Para o diretor do Sinpro Júlio Barros, os resultados positivos, quando existentes, são decorrentes de uma situação privilegiada das escolas cívico-militares em detrimento das demais unidades escolares da rede distrital.

“A educação pública no DF conta com profissionais mais qualificados e preparados para promover a educação dos estudantes. São profissionais com plenas condições de lidar com as questões pedagógicas. Se as demais escolas públicas tivessem essas mesmas condições que as escolas militarizadas, seria possível alcançar resultados ainda melhores, com equidade e respeito à gestão democrática”, disse o sindicalista.

A hipotética redução da violência nos arredores das escolas militarizadas também não reflete a realidade. Em abril deste ano, por exemplo, um estudante foi esfaqueado dentro da Escola Cívico-Militar 02 de Brazlândia.

 

A militarização compromete a gestão democrática das escolas.
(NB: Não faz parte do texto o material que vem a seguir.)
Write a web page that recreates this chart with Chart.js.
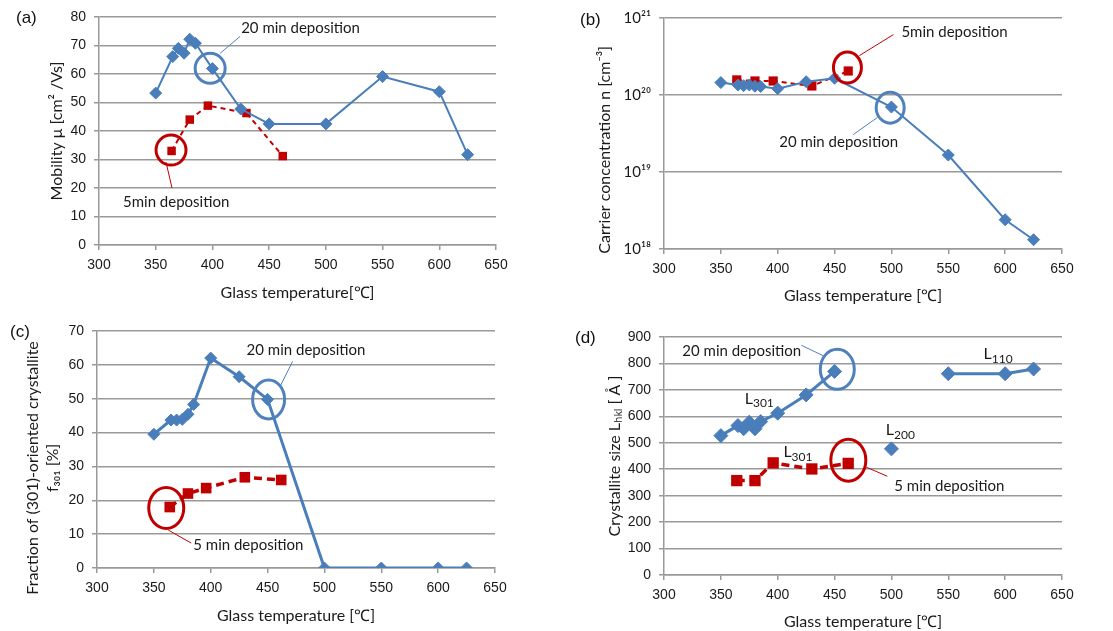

Foto: Donavan Sampaio

 

Dados da Secretaria de Segurança Pública do DF apontam que, de 2019 a 2022, aumentou a sensação de insegurança tanto nas imediações das escolas militarizadas como dentro das unidades escolares.

“Após seis anos de implementação da militarização das escolas públicas, não há resultados que sustentem a manutenção do sistema. O Sinpro entende que a militarização não pode ser a resposta de um governo para os problemas da educação pública, como disciplina, evasão, violência, infraestrutura, qualidade de ensino e outros. A solução para essas questões passa inevitavelmente por mais investimentos nas políticas públicas educacionais”, disse o diretor Júlio Barros.

Pedagogia do medo

Durante pesquisa para o trabalho de pós-graduação e mestrado, o professor Amaral Rodrigues entrevistou 17 docentes que atuam ou atuaram em escolas militarizadas no DF, para entender o contexto em que se deu a implementação do modelo, a aceitação da comunidade escolar e outros indicadores.

Segundo os relatos dos(as) professores(as), criou-se uma concepção de educação voltada à repressão, em que o medo oportuniza a obediência irrestrita, sem espaço para o contraditório. As entrevistas também apontam que o ambiente com gestão militar favorece o ensino disciplinar e hierarquizado, sem promover uma educação libertadora e inclusiva, com estímulo à reflexão crítica.

Leia o estudo aqui.

Respaldando os depoimentos dos(as) entrevistados(as), reportagem do G1 deste ano aponta que durante troca de mensagens por aplicativo, estudantes da escola militarizada Centro Educacional 01 do Itapoã denunciaram violência física e psicológica no ambiente escolar. As conversas revelam que uma aluna chegou a ser chamada de “vagabunda” por um policial.

“Na prática, a militarização é o único projeto que o governo Ibaneis apresentou para as escolas. Sem construção de novas escolas, sem respeitar estratégia de matrícula e superlotando salas, sem enviar financiamento com o PDAF, sem respeitar o próprio currículo em movimento, Plano Distrital de Educação e Lei de Gestão Democrática”, disse Mônica Caldeira.

Para a diretora do Sinpro, são muitas as ausências do GDF na educação pública. “O GDF só está presente nas fardas, nas armas na cintura e nos coturnos. O GDF opta por enfrentar as reais necessidades da educação pública impondo um modelo de controle e repressão em que estudantes e professores são submetidos a violência estatal, física e psicológica, sem espaço para direitos pedagógicos e formação crítica emancipadora”, denuncia.